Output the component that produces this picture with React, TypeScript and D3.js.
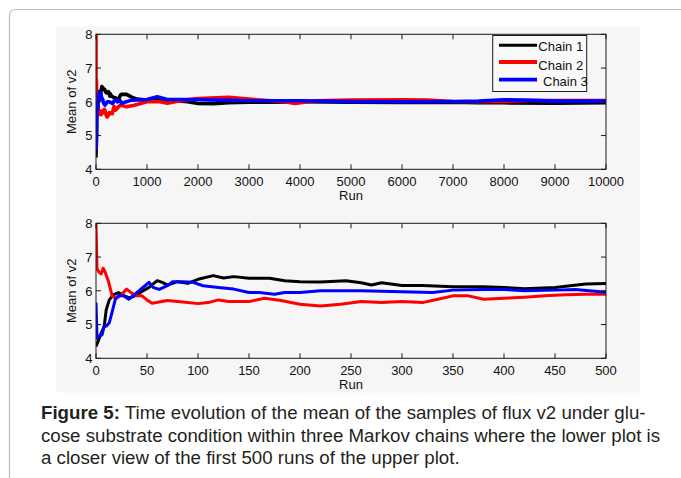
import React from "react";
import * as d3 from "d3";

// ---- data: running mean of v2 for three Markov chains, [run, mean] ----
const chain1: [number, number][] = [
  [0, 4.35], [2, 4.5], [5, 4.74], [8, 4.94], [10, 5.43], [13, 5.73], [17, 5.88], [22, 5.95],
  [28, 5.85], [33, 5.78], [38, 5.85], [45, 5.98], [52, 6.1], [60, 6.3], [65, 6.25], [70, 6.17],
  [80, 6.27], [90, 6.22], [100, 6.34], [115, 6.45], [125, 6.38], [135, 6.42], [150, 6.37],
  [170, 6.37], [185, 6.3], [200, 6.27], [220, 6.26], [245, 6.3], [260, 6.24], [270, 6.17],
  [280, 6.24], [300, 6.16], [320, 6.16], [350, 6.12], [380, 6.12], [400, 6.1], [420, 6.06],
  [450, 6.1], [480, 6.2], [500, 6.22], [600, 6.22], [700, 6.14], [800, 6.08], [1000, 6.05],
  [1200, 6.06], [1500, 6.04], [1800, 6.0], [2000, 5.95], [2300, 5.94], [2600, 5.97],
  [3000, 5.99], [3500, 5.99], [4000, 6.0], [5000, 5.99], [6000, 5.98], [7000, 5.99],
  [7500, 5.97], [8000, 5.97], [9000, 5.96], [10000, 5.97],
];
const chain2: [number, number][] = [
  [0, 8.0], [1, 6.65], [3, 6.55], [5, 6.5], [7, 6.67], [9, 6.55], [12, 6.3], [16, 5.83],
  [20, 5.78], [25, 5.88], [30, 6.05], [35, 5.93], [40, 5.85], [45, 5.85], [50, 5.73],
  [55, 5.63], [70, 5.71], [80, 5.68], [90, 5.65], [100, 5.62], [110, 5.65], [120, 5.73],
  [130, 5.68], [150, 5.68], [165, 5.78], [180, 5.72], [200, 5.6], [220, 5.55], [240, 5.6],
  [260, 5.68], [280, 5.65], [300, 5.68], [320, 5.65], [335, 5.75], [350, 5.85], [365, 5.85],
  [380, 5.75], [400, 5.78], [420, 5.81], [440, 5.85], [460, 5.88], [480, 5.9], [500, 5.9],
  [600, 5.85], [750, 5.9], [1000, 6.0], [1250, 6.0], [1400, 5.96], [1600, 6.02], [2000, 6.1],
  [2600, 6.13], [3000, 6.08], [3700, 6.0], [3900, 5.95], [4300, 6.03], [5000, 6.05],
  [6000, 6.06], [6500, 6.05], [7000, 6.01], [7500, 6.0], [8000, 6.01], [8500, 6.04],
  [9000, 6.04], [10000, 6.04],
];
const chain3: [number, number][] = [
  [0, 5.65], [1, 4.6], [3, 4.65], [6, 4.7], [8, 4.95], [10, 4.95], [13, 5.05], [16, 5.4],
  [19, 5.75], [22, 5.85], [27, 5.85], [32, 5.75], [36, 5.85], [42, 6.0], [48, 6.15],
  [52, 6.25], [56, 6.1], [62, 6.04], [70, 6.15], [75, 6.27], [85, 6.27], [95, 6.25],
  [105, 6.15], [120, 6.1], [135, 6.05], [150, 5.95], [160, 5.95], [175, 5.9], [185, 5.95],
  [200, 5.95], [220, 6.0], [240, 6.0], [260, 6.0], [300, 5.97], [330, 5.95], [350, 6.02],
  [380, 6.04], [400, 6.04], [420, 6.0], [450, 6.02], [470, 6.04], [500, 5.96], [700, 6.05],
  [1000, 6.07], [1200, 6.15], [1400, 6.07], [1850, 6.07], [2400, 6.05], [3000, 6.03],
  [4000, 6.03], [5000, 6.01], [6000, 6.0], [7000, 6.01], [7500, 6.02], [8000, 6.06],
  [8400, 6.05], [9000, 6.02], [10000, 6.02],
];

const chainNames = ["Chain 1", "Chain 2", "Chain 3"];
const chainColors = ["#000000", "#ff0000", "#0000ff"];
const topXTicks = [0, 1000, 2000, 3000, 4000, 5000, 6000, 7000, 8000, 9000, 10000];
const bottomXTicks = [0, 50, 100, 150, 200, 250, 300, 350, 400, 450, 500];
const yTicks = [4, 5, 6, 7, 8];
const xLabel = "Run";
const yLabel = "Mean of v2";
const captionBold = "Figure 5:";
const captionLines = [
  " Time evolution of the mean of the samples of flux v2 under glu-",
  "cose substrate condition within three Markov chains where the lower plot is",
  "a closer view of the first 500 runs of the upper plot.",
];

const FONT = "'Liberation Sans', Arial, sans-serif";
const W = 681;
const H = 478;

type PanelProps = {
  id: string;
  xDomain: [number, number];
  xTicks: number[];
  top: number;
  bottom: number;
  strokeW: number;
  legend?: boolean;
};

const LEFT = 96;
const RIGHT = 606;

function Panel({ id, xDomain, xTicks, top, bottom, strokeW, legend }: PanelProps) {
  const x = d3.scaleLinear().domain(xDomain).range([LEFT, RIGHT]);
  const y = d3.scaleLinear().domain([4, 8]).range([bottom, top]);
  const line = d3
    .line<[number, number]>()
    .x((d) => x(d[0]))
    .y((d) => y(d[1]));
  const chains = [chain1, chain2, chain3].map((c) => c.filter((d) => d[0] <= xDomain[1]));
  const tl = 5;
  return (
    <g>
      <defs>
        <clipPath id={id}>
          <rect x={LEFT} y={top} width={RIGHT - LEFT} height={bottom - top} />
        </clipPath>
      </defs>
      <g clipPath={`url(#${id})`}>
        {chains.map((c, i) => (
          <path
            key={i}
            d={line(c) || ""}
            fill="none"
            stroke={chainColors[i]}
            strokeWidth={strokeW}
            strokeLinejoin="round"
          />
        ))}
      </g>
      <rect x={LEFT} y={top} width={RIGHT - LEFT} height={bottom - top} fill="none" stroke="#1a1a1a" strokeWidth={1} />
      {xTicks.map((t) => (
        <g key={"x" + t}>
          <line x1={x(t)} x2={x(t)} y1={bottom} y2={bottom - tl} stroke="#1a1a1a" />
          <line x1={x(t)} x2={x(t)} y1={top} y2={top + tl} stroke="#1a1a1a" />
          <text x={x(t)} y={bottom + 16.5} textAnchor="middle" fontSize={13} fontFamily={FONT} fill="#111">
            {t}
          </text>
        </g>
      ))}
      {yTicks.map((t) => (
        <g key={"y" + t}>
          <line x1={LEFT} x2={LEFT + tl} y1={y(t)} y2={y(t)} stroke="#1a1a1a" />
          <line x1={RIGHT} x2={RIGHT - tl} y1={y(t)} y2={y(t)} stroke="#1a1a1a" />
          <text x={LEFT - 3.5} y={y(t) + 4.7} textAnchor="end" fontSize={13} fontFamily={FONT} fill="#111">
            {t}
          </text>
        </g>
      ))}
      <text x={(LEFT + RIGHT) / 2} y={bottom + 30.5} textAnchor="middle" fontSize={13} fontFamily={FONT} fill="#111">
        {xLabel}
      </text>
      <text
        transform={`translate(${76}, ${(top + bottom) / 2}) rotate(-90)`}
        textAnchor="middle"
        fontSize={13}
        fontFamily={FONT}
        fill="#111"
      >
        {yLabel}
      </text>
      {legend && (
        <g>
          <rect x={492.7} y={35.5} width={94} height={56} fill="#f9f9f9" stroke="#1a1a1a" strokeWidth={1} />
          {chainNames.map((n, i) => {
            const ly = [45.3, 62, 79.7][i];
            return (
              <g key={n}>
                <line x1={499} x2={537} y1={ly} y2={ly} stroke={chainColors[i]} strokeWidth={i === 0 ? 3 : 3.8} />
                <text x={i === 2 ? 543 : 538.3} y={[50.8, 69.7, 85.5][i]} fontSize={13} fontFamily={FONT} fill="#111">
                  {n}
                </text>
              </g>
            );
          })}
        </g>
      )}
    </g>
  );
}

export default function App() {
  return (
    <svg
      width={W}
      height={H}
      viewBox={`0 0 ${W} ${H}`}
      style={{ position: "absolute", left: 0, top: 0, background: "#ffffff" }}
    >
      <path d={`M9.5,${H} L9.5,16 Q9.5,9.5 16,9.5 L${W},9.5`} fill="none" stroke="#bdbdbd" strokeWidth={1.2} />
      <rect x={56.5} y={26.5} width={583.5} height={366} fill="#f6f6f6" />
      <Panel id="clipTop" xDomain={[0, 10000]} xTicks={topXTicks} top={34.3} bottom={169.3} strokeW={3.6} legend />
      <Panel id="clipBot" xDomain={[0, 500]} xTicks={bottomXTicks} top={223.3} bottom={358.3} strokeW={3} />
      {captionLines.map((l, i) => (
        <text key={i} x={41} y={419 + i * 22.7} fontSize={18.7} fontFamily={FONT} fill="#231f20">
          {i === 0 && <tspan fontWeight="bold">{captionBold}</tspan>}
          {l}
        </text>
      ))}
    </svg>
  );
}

..........

**DIRECTION:** From the first line above through the line containing "import * as", copy everything exactly, without the pictures.

**OUTPUT OF THE TASK:**
Output the component that produces this picture with React, TypeScript and D3.js.
import React from "react";
import * as d3 from "d3";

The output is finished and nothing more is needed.